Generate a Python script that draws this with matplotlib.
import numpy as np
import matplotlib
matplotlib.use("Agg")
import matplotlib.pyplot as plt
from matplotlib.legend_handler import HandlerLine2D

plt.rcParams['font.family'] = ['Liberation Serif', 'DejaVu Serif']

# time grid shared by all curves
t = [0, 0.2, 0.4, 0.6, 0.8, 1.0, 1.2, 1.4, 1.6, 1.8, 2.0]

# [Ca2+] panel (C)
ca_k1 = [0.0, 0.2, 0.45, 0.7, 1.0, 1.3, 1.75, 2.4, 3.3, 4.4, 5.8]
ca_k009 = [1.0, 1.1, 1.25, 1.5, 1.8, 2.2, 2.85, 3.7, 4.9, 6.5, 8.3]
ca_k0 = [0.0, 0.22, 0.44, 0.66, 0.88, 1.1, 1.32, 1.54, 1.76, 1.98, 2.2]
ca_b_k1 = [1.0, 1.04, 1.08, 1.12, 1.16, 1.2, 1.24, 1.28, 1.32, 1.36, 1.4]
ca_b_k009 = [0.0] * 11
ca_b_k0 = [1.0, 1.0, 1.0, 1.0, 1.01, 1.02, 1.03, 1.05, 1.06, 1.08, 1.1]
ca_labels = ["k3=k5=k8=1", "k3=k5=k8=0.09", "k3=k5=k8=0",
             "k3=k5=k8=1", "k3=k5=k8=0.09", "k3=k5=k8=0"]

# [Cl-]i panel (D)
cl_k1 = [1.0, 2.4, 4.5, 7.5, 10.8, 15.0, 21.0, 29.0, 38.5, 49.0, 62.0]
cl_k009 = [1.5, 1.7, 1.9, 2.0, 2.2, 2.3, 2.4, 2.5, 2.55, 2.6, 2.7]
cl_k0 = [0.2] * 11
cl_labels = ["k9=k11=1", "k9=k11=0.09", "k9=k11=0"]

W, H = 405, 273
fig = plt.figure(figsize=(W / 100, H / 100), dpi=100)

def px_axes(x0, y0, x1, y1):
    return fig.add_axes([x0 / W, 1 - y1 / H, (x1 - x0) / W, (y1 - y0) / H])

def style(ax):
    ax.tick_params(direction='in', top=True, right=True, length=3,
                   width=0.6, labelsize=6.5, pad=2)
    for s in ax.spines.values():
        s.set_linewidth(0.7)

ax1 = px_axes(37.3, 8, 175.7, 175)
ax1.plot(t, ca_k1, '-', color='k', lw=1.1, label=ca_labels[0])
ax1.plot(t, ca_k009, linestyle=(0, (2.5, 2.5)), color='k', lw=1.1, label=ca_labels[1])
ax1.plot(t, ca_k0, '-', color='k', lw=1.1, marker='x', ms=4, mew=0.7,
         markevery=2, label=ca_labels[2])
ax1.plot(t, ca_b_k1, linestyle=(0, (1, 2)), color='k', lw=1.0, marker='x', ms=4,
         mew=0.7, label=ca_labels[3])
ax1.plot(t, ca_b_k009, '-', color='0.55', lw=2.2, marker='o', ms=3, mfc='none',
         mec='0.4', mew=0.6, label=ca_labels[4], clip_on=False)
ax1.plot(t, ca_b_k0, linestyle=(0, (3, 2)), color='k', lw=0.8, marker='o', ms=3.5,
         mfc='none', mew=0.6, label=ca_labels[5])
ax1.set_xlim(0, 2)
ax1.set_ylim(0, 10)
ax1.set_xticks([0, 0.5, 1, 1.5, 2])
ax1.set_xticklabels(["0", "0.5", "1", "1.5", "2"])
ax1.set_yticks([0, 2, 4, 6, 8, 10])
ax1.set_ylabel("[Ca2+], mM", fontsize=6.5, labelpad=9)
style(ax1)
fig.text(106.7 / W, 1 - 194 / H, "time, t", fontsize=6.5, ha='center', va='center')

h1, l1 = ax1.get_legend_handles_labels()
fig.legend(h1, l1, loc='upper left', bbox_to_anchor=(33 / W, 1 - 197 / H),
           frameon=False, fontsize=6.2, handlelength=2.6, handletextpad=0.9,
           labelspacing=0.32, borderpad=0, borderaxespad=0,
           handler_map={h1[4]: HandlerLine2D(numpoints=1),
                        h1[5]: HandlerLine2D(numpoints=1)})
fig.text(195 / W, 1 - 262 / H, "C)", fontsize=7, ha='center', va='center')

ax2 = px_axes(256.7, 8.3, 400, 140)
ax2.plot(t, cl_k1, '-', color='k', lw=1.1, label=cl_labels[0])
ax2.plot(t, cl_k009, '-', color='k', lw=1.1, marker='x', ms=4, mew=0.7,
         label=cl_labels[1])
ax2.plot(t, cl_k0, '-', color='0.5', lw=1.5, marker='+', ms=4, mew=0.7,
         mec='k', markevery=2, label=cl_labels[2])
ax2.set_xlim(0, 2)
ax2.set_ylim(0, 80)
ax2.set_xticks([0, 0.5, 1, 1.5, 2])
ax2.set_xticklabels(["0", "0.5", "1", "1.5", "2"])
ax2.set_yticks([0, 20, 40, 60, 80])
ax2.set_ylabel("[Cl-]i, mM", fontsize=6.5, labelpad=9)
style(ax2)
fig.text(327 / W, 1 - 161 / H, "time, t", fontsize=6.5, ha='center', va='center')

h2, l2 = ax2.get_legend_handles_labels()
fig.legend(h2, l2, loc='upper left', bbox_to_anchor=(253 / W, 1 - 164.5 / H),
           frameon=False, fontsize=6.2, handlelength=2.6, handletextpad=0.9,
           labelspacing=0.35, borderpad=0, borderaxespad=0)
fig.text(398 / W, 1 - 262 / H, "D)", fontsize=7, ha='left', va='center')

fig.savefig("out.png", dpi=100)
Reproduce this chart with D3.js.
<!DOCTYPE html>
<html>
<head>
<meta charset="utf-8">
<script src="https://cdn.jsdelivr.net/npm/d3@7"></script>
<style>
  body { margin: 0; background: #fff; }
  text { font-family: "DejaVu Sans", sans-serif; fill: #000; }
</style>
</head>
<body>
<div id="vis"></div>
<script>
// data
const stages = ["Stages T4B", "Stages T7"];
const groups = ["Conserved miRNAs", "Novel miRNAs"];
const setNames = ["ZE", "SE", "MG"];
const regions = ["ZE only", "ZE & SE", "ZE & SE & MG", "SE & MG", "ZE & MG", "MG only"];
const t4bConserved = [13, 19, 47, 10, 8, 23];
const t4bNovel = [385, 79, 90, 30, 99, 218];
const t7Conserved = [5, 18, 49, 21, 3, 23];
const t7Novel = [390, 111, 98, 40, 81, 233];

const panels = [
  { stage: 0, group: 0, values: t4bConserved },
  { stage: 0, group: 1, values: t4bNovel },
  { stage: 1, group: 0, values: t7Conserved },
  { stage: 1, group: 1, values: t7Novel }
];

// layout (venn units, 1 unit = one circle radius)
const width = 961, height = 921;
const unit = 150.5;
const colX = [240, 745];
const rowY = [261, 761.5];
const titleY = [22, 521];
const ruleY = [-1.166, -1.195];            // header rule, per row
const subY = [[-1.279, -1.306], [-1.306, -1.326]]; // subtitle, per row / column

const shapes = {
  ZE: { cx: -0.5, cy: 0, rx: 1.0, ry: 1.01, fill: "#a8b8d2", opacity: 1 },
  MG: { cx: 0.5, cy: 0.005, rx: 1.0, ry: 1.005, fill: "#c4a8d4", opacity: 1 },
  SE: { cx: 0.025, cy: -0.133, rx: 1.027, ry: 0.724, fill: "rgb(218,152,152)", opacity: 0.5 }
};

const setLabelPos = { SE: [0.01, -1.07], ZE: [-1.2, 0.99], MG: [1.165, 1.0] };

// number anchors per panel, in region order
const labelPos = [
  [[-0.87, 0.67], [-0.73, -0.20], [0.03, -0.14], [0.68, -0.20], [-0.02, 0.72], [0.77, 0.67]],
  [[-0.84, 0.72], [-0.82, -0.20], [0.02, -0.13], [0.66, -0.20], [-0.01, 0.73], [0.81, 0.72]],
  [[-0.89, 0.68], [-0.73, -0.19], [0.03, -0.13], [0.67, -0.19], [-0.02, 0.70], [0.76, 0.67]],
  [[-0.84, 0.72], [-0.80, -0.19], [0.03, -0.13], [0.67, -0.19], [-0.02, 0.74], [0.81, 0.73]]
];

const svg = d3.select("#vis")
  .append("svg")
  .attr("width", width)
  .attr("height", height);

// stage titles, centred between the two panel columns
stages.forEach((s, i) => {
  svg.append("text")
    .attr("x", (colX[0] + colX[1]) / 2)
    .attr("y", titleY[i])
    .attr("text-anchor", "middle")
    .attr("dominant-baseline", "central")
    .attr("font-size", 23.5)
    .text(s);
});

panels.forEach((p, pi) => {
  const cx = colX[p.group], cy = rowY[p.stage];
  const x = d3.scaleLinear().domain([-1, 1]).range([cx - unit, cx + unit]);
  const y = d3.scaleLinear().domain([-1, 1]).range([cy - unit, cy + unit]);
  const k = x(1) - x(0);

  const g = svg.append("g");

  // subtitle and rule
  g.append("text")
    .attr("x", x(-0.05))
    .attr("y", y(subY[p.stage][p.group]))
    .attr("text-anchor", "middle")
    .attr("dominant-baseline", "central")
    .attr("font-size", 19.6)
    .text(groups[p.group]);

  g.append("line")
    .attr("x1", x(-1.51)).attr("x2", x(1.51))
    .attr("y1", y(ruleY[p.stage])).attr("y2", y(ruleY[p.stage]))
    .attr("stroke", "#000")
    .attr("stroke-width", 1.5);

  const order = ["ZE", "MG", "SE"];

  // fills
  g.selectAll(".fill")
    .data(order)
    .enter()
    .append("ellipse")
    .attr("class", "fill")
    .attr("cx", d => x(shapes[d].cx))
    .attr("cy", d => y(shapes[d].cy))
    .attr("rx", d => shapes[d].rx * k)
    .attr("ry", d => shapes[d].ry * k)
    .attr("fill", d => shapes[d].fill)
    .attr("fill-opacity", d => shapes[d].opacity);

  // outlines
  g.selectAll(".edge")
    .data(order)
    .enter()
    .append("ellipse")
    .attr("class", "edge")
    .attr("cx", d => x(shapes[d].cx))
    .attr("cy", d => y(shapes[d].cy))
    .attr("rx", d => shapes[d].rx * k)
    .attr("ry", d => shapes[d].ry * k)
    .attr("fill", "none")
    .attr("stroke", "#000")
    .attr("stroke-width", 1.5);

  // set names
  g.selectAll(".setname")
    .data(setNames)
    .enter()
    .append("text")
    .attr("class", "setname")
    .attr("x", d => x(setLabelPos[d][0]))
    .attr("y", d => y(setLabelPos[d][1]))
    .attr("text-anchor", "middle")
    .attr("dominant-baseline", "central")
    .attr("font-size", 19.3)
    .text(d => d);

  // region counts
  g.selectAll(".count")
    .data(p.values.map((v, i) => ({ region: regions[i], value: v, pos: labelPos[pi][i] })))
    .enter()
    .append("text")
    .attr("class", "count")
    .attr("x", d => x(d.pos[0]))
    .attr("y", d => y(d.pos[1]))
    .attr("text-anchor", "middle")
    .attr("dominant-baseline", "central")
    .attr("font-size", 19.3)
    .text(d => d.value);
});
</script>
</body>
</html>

::::

### The task
Write out the listing's lines exactly, from its first line through the line that contains "s.set_linewidth(0.7)", and stop there.

### Solution to this task
Generate a Python script that draws this with matplotlib.
import numpy as np
import matplotlib
matplotlib.use("Agg")
import matplotlib.pyplot as plt
from matplotlib.legend_handler import HandlerLine2D

plt.rcParams['font.family'] = ['Liberation Serif', 'DejaVu Serif']

# time grid shared by all curves
t = [0, 0.2, 0.4, 0.6, 0.8, 1.0, 1.2, 1.4, 1.6, 1.8, 2.0]

# [Ca2+] panel (C)
ca_k1 = [0.0, 0.2, 0.45, 0.7, 1.0, 1.3, 1.75, 2.4, 3.3, 4.4, 5.8]
ca_k009 = [1.0, 1.1, 1.25, 1.5, 1.8, 2.2, 2.85, 3.7, 4.9, 6.5, 8.3]
ca_k0 = [0.0, 0.22, 0.44, 0.66, 0.88, 1.1, 1.32, 1.54, 1.76, 1.98, 2.2]
ca_b_k1 = [1.0, 1.04, 1.08, 1.12, 1.16, 1.2, 1.24, 1.28, 1.32, 1.36, 1.4]
ca_b_k009 = [0.0] * 11
ca_b_k0 = [1.0, 1.0, 1.0, 1.0, 1.01, 1.02, 1.03, 1.05, 1.06, 1.08, 1.1]
ca_labels = ["k3=k5=k8=1", "k3=k5=k8=0.09", "k3=k5=k8=0",
             "k3=k5=k8=1", "k3=k5=k8=0.09", "k3=k5=k8=0"]

# [Cl-]i panel (D)
cl_k1 = [1.0, 2.4, 4.5, 7.5, 10.8, 15.0, 21.0, 29.0, 38.5, 49.0, 62.0]
cl_k009 = [1.5, 1.7, 1.9, 2.0, 2.2, 2.3, 2.4, 2.5, 2.55, 2.6, 2.7]
cl_k0 = [0.2] * 11
cl_labels = ["k9=k11=1", "k9=k11=0.09", "k9=k11=0"]

W, H = 405, 273
fig = plt.figure(figsize=(W / 100, H / 100), dpi=100)

def px_axes(x0, y0, x1, y1):
    return fig.add_axes([x0 / W, 1 - y1 / H, (x1 - x0) / W, (y1 - y0) / H])

def style(ax):
    ax.tick_params(direction='in', top=True, right=True, length=3,
                   width=0.6, labelsize=6.5, pad=2)
    for s in ax.spines.values():
        s.set_linewidth(0.7)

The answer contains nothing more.